Lo scrive in una nota l’architetto Antonio Irlando, responsabile dell’Osservatorio Patrimonio Culturale, organizzazione impegnata da molti anni, in modo particolare, nella conoscenza e monitoraggio della situazione conservativa degli scavi archeologici di Pompei.
“Non è tollerabile che veti spesso strumentali agli interessi di chi si occupa non sempre adeguatamente di Pompei o di altri che vorrebbero occuparsene per interessi diversi da quelli della sua conservazione e valorizzazione – si legge nel documento diffuso dall’Osservatorio Patrimonio Culturale – impediscano di mettere in campo buone pratiche e ottime professionalità capaci di contribuire al riconoscimento del patrimonio archeologico pompeiano, quale inalienabile bene comune, di grande valore culturale e identitario, con necessarie ricadute positive sull’economia del territorio”.
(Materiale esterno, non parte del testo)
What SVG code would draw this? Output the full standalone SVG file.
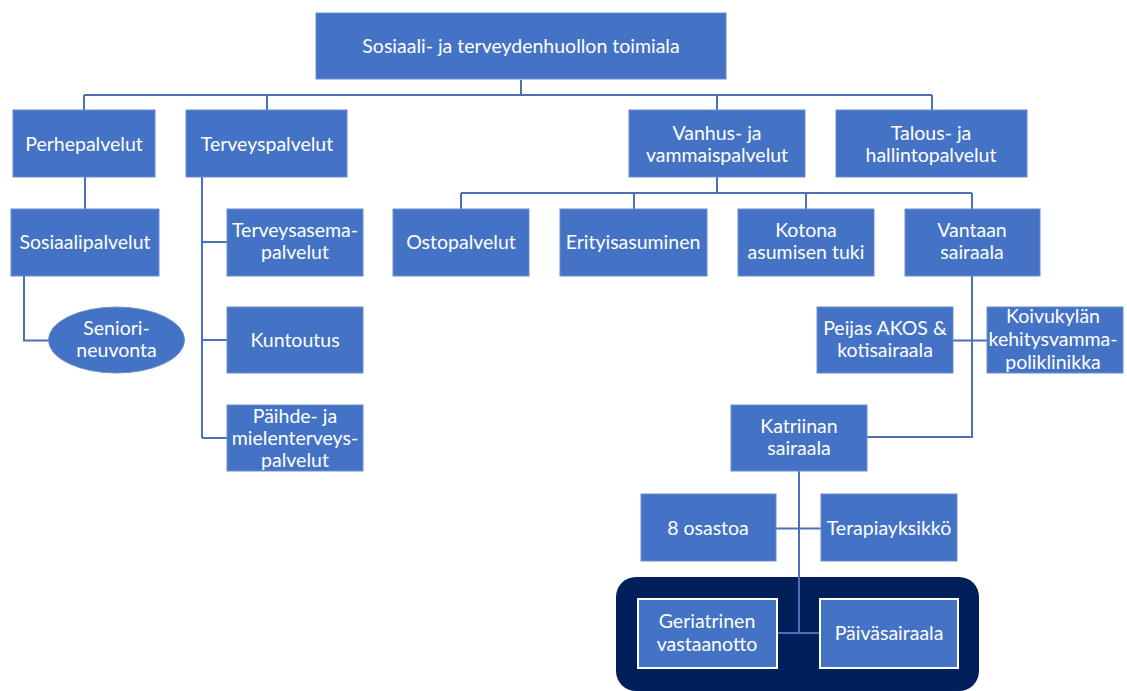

“Riteniamo che per i compiti e le funzioni, nuove e complesse, previste dalla legge, la figura del direttore generale non debba necessariamente provenire dal Ministero dei Beni Culturali, ma debba essere una persona di alto profilo, anche internazionale, che, per legge, va ricercata tra i dirigenti della pubblica amministrazione – prosegue la nota dell’Osservatorio – poiché deve innanzitutto dare impulso e compensare il forte ritardo in essere nell’attuazione del grande Progetto, nel quale i compiti della tutela rimangono inalterati nella competenza della soprintendenza, ed anche prevedere, con le amministrazioni locali, interventi di riqualificazione ambientale dell’area pompeiana esterna ai siti archeologici di Pompei, Ercolano, Oplonti, cosi come prescritto nella recente ammonizione dell’Unesco, riguardo alla permanenza di questi siti tra quelli riconosciuti patrimonio dell’umanità”.